— BEGIN SOURCE DATA —

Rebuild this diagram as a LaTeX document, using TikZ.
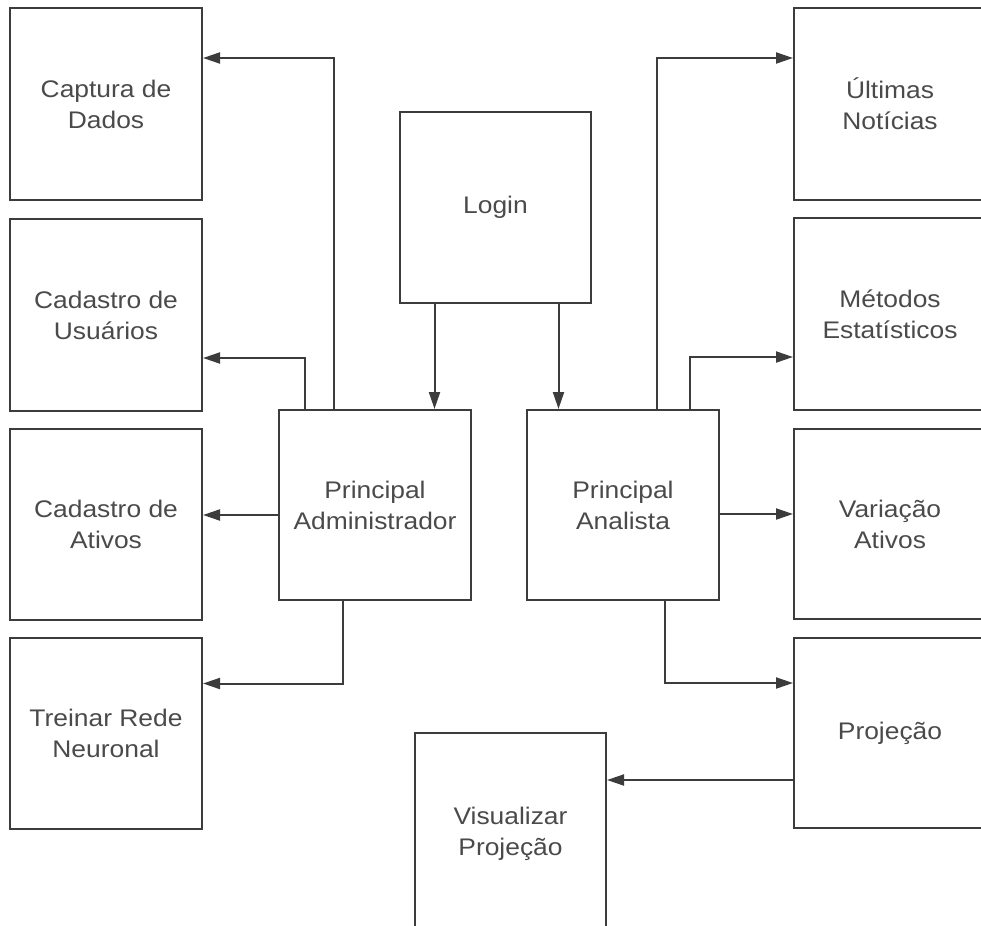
\documentclass[tikz,border=0pt]{standalone}
\usepackage{fontspec}
\setmainfont[FakeStretch=1.1]{Liberation Sans}
\usetikzlibrary{arrows.meta,calc}
\definecolor{linec}{HTML}{3C3C3C}
\definecolor{textc}{HTML}{4A4A4A}
\begin{document}
\begin{tikzpicture}[x=1pt,y=-1pt,
  box/.style={draw=linec,line width=2pt,minimum width=192pt,minimum height=192pt,inner sep=0pt,
    align=center,text=textc,font=\fontsize{24}{31}\selectfont},
  arr/.style={draw=linec,line width=2pt,-{Triangle[length=17pt,width=11pt]}}]
\useasboundingbox (0,0) rectangle (981,925);
\clip (0,0) rectangle (981,925);
% left column
\node[box] (cap) at (106,104) {Captura de\\Dados};
\node[box] (usu) at (106,315) {Cadastro de\\Usuários};
\node[box,minimum height=191pt] (ati) at (106,524.5) {Cadastro de\\Ativos};
\node[box,minimum height=191pt] (tre) at (106,733.5) {Treinar Rede\\Neuronal};
% center
\node[box,minimum width=191pt,minimum height=191pt] (login) at (495.5,207.5) {Login};
\node[box,minimum height=190pt] (pa) at (375,505) {Principal\\Administrador};
\node[box,minimum height=190pt] (pan) at (623,505) {Principal\\Analista};
\node[box,minimum width=191pt,minimum height=202pt] (vis) at (510.5,834) {Visualizar\\Projeção};
% right column
\node[box] (ult) at (890,104) {Últimas\\Notícias};
\node[box] (met) at (890,314) {Métodos\\Estatísticos};
\node[box,minimum height=190pt] (var) at (890,524) {Variação\\Ativos};
\node[box,minimum height=190pt] (proj) at (890,733) {Projeção};
% connectors
\draw[arr] ([xshift=-61pt]login.south) -- ([xshift=-61pt]login.south |- pa.north);
\draw[arr] ([xshift=63pt]login.south) -- ([xshift=63pt]login.south |- pan.north);
\draw[arr] ([xshift=-41pt]pa.north) |- ([yshift=46pt]cap.east);
\draw[arr] ([xshift=-70pt]pa.north) |- ([yshift=-43pt]usu.east);
\draw[arr] ([yshift=-10pt]pa.west) -- ([yshift=-10pt]pa.west -| ati.east);
\draw[arr] ([xshift=-32pt]pa.south) |- ([yshift=50pt]tre.east);
\draw[arr] ([xshift=34pt]pan.north) |- ([yshift=46pt]ult.west);
\draw[arr] ([xshift=67pt]pan.north) |- ([yshift=-43pt]met.west);
\draw[arr] ([yshift=-9pt]pan.east) -- ([yshift=-9pt]pan.east -| var.west);
\draw[arr] ([xshift=42pt]pan.south) |- ([yshift=50pt]proj.west);
\draw[arr] ([yshift=-47pt]proj.west) -- ([yshift=-47pt]proj.west -| vis.east);
\end{tikzpicture}
\end{document}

— END SOURCE DATA —

### EXERCISE DETAILS
Repeat all of the data above word for word, minus the pictures.

### ANSWER TO THIS EXERCISE
Rebuild this diagram as a LaTeX document, using TikZ.
\documentclass[tikz,border=0pt]{standalone}
\usepackage{fontspec}
\setmainfont[FakeStretch=1.1]{Liberation Sans}
\usetikzlibrary{arrows.meta,calc}
\definecolor{linec}{HTML}{3C3C3C}
\definecolor{textc}{HTML}{4A4A4A}
\begin{document}
\begin{tikzpicture}[x=1pt,y=-1pt,
  box/.style={draw=linec,line width=2pt,minimum width=192pt,minimum height=192pt,inner sep=0pt,
    align=center,text=textc,font=\fontsize{24}{31}\selectfont},
  arr/.style={draw=linec,line width=2pt,-{Triangle[length=17pt,width=11pt]}}]
\useasboundingbox (0,0) rectangle (981,925);
\clip (0,0) rectangle (981,925);
% left column
\node[box] (cap) at (106,104) {Captura de\\Dados};
\node[box] (usu) at (106,315) {Cadastro de\\Usuários};
\node[box,minimum height=191pt] (ati) at (106,524.5) {Cadastro de\\Ativos};
\node[box,minimum height=191pt] (tre) at (106,733.5) {Treinar Rede\\Neuronal};
% center
\node[box,minimum width=191pt,minimum height=191pt] (login) at (495.5,207.5) {Login};
\node[box,minimum height=190pt] (pa) at (375,505) {Principal\\Administrador};
\node[box,minimum height=190pt] (pan) at (623,505) {Principal\\Analista};
\node[box,minimum width=191pt,minimum height=202pt] (vis) at (510.5,834) {Visualizar\\Projeção};
% right column
\node[box] (ult) at (890,104) {Últimas\\Notícias};
\node[box] (met) at (890,314) {Métodos\\Estatísticos};
\node[box,minimum height=190pt] (var) at (890,524) {Variação\\Ativos};
\node[box,minimum height=190pt] (proj) at (890,733) {Projeção};
% connectors
\draw[arr] ([xshift=-61pt]login.south) -- ([xshift=-61pt]login.south |- pa.north);
\draw[arr] ([xshift=63pt]login.south) -- ([xshift=63pt]login.south |- pan.north);
\draw[arr] ([xshift=-41pt]pa.north) |- ([yshift=46pt]cap.east);
\draw[arr] ([xshift=-70pt]pa.north) |- ([yshift=-43pt]usu.east);
\draw[arr] ([yshift=-10pt]pa.west) -- ([yshift=-10pt]pa.west -| ati.east);
\draw[arr] ([xshift=-32pt]pa.south) |- ([yshift=50pt]tre.east);
\draw[arr] ([xshift=34pt]pan.north) |- ([yshift=46pt]ult.west);
\draw[arr] ([xshift=67pt]pan.north) |- ([yshift=-43pt]met.west);
\draw[arr] ([yshift=-9pt]pan.east) -- ([yshift=-9pt]pan.east -| var.west);
\draw[arr] ([xshift=42pt]pan.south) |- ([yshift=50pt]proj.west);
\draw[arr] ([yshift=-47pt]proj.west) -- ([yshift=-47pt]proj.west -| vis.east);
\end{tikzpicture}
\end{document}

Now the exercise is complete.